= Rodney Ardern =

New Zealand sailor

Rodney Ardern is a New Zealand sailor who has competed in multiple America's Cups and Volvo Ocean Races.

Ardern attended the University of Auckland, where he studied engineering.

He was a part of New Zealand Challenge at the 1992 Louis Vuitton Cup before sailing in the 1993–94 Whitbread Round the World Race on board Tokio.

He then joined Tag Heuer Challenge for the 1995 Louis Vuitton Cup before competing in the 1997–98 Whitbread Round the World Race on Swedish Match.

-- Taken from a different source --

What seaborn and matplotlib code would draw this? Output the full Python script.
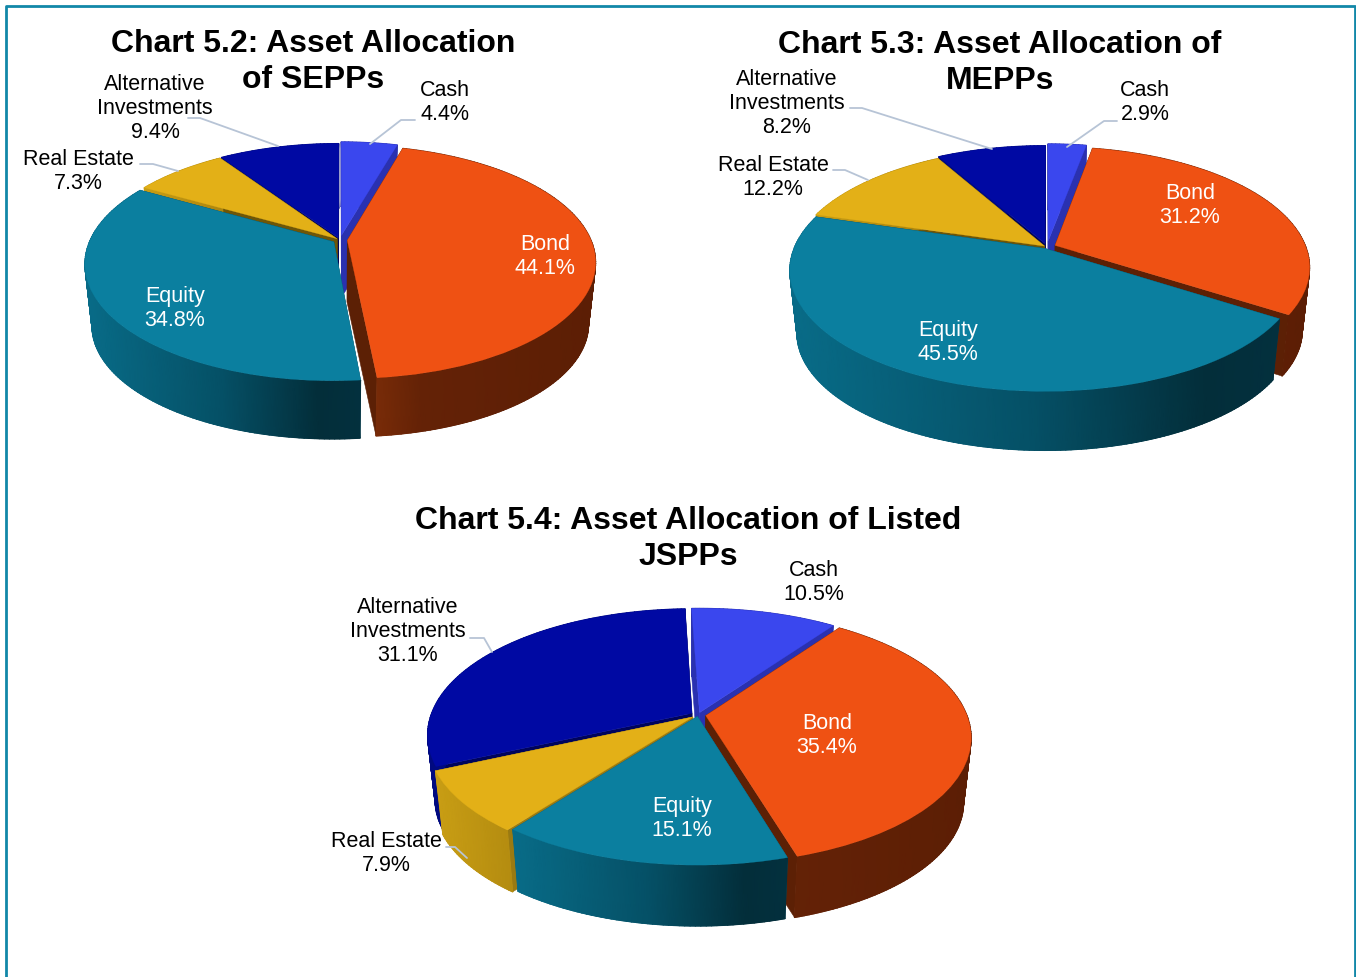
import numpy as np
import matplotlib
matplotlib.use("Agg")
import matplotlib.pyplot as plt
from matplotlib.collections import LineCollection
from matplotlib.colors import LinearSegmentedColormap
from matplotlib.lines import Line2D
from matplotlib.transforms import Transform
import seaborn as sns

# ---------- data ----------
categories = ["Cash", "Bond", "Equity", "Real Estate", "Alternative\nInvestments"]
sepps = [4.4, 44.1, 34.8, 7.3, 9.4]
mepps = [2.9, 31.2, 45.5, 12.2, 8.2]
jspps = [10.5, 35.4, 15.1, 7.9, 31.1]
title_52 = "Chart 5.2: Asset Allocation\nof SEPPs"
title_53 = "Chart 5.3: Asset Allocation of\nMEPPs"
title_54 = "Chart 5.4: Asset Allocation of Listed\nJSPPs"

# ---------- style ----------
sns.set_theme(style="white")
plt.rcParams["font.family"] = ["Liberation Sans", "DejaVu Sans"]
W, H = 1356, 977
top_colors = sns.color_palette(["#3a47ee", "#ef5113", "#0b7f9f", "#e3b017", "#0009a3"])
wall_colors = ["#2a31b0", "#5c2005", "#055064", "#6e5608", "#00045c"]
rim_stops = [
    ["#2a31b0", "#2a31b0"],
    [(0, "#8a3409"), (.1, "#7a2c08"), (.3, "#642206"), (1, "#5c1e05")],
    [(0, "#086c88"), (.5, "#055066"), (.85, "#032e3a"), (1, "#03303e")],
    [(0, "#c99e14"), (.3, "#b48c10"), (1, "#8a6a08")],
    ["#000a80", "#000a80"],
]
rim_maps = [LinearSegmentedColormap.from_list(f"r{i}", s) for i, s in enumerate(rim_stops)]
LEADER = "#b7c4d6"
BORDER = "#1287a8"
LABEL_PT = 15.5
TITLE_PT = 23


class Persp(Transform):
    """Tilted-disc projection of pie coordinates into the page pixels."""
    input_dims = output_dims = 2
    is_separable = False
    has_inverse = False

    def __init__(self, cx, cy, hw, up, down):
        super().__init__()
        self.cx, self.cy = cx, cy
        self.b = 2 * up * down / (up + down)
        self.k = self.b / up - 1
        self.a = hw * np.sqrt(1 - self.k ** 2)

    def transform_non_affine(self, values):
        values = np.asarray(values, float)
        w = 1 + self.k * values[:, 1]
        return np.column_stack([self.cx + self.a * values[:, 0] / w,
                                self.cy - self.b * values[:, 1] / w])


def draw_chart(box, values, title, title_xy, geom, start, explode, label_xy, leaders, white,
               wall_override=None):
    x0, y0, x1, y1 = box
    ax = fig.add_axes([x0 / W, 1 - y1 / H, (x1 - x0) / W, (y1 - y0) / H])
    wedges, _ = ax.pie(values, colors=top_colors, startangle=start, counterclock=False,
                       explode=explode, radius=1, normalize=True)
    ax.set_aspect("auto")
    ax.set_xlim(x0, x1)
    ax.set_ylim(y1, y0)
    ax.set_axis_off()
    ax.patch.set_alpha(0)

    cx, cy, hw, up, down, depth, shrink = geom
    proj = Persp(cx, cy, hw, up, down)
    walls = list(wall_colors)
    if wall_override:
        for k, v in wall_override.items():
            walls[k] = v

    def lower(p):
        return np.column_stack([cx + shrink * (p[:, 0] - cx),
                                cy + depth + shrink * (p[:, 1] - cy)])

    order = np.argsort(-np.array([np.sin(np.radians((w.theta1 + w.theta2) / 2)) for w in wedges]))
    for rank, i in enumerate(order):
        w = wedges[i]
        th = np.radians(np.linspace(w.theta1, w.theta2, max(int(w.theta2 - w.theta1), 2) + 1))
        c = np.array(w.center)
        rim = proj.transform_non_affine(c + w.r * np.column_stack([np.cos(th), np.sin(th)]))
        apex = proj.transform_non_affine(c[None, :])
        rim_low = lower(rim)
        apex_low = lower(apex)
        z = 10 * (rank + 1)
        # the two radial cut faces
        for end in (0, -1):
            face = np.vstack([apex, rim[end], rim_low[end], apex_low])
            ax.fill(face[:, 0], face[:, 1], color=walls[i], lw=0.4, zorder=z)
        # outer rim, shaded across the slice's width
        xmin = min(rim[:, 0].min(), apex[0, 0])
        xmax = max(rim[:, 0].max(), apex[0, 0])
        t_top = (rim[:, 0] - xmin) / (xmax - xmin)
        t_low = np.clip((rim_low[:, 0] - xmin) / (xmax - xmin), 0, 1)
        X = np.vstack([rim[:, 0], rim_low[:, 0]])
        Y = np.vstack([rim[:, 1], rim_low[:, 1]])
        C = np.vstack([t_top, t_low])
        ax.pcolormesh(X, Y, C, shading="gouraud", cmap=rim_maps[i], vmin=0, vmax=1,
                      zorder=z + 1)
        # smooth anti-aliased lower outline of the rim
        segs = np.stack([rim_low[:-1], rim_low[1:]], axis=1)
        ax.add_collection(LineCollection(segs, colors=rim_maps[i](t_low[:-1]),
                                         linewidths=1.0, zorder=z + 1.5, capstyle="round"))
        # top surface comes from the pie itself
        w.set_transform(proj + ax.transData)
        w.set_edgecolor(w.get_facecolor())
        w.set_linewidth(0.2)
        w.set_zorder(z + 2)

    ax.set_xlim(x0, x1)
    ax.set_ylim(y1, y0)
    ax.set_title(title, x=(title_xy[0] - x0) / (x1 - x0), y=1 - (title_xy[1] - y0) / (y1 - y0),
                 pad=0, fontsize=TITLE_PT, fontweight="bold", color="black",
                 va="center", ha="center", linespacing=1.26)
    for j, (cat, val) in enumerate(zip(categories, values)):
        ax.text(*label_xy[j], f"{cat}\n{val}%", fontsize=LABEL_PT, ha="center", va="center",
                color="white" if j in white else "black", linespacing=1.18, zorder=200)
    for pts in leaders:
        pts = np.array(pts)
        ax.plot(pts[:, 0], pts[:, 1], color=LEADER, lw=1.3, zorder=150, solid_capstyle="round")
    return ax


fig = plt.figure(figsize=(W / 100, H / 100), dpi=100, facecolor="white")

draw_chart((8, 8, 680, 470), sepps, title_52, (313, 62),
           (340, 240, 248, 95, 138, 62, .972), 90, [.04, .03, .03, .016, .02],
           [(445, 102.5), (545, 256.5), (175, 308.5), (78, 171.5), (155, 108.5)],
           [[(415, 120), (401, 120), (370, 144)],
            [(188, 118), (200, 118), (278, 146)],
            [(140, 164), (153, 164), (178, 171)]], {1, 2})

draw_chart((680, 8, 1352, 470), mepps, title_53, (1000, 63),
           (1047, 247, 255, 99, 142, 63, .972), 90, [.05, .035, .015, .012, .03],
           [(1145, 102.5), (1190, 205.5), (948, 342.5), (773, 177.5), (787, 103.5)],
           [[(1117, 121), (1104, 121), (1067, 147)],
            [(850, 108), (862, 108), (992, 149)],
            [(833, 170), (845, 170), (868, 180)]], {1, 2})

draw_chart((300, 470, 1000, 975), jspps, title_54, (688, 539),
           (698, 715, 265, 105, 148, 65, .972), 92, [.02, .03, .012, .025, .027],
           [(814, 582.5), (827, 735.5), (682, 818.5), (386, 853.5), (408, 631.5)],
           [[(470, 638), (484, 638), (492, 652)],
            [(446, 847), (455, 847), (467, 858)]], {1, 2},
           wall_override={3: "#9a7a12", 2: "#0a5f78"})

# outer frame (runs off the bottom of the picture)
fig.add_artist(Line2D([5.5 / W, 5.5 / W, 1354.5 / W, 1354.5 / W],
                      [0, 1 - 5.5 / H, 1 - 5.5 / H, 0],
                      transform=fig.transFigure, color=BORDER, lw=2.0))

fig.savefig("out.png", dpi=100, facecolor="white")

He was with Nippon Challenge for the 2000 Louis Vuitton Cup.

He sailed the 2001–02 Volvo Ocean Race with Team SEB and the 2005–06 event on Pirates of the Caribbean.

Ardern was a member of Alinghi when they won the 2003 America's Cup and defended the 2007 America's Cup. He was part of their 2008 IShares Cup victory and was the pitman on Alinghi 5 when it lost the 2010 America's Cup. He then joined Team Origin just before the team was disbanded in October 2010.

He then joined Artemis Racing and sailed with them in the Extreme Sailing Series and the 2013 Louis Vuitton Cup.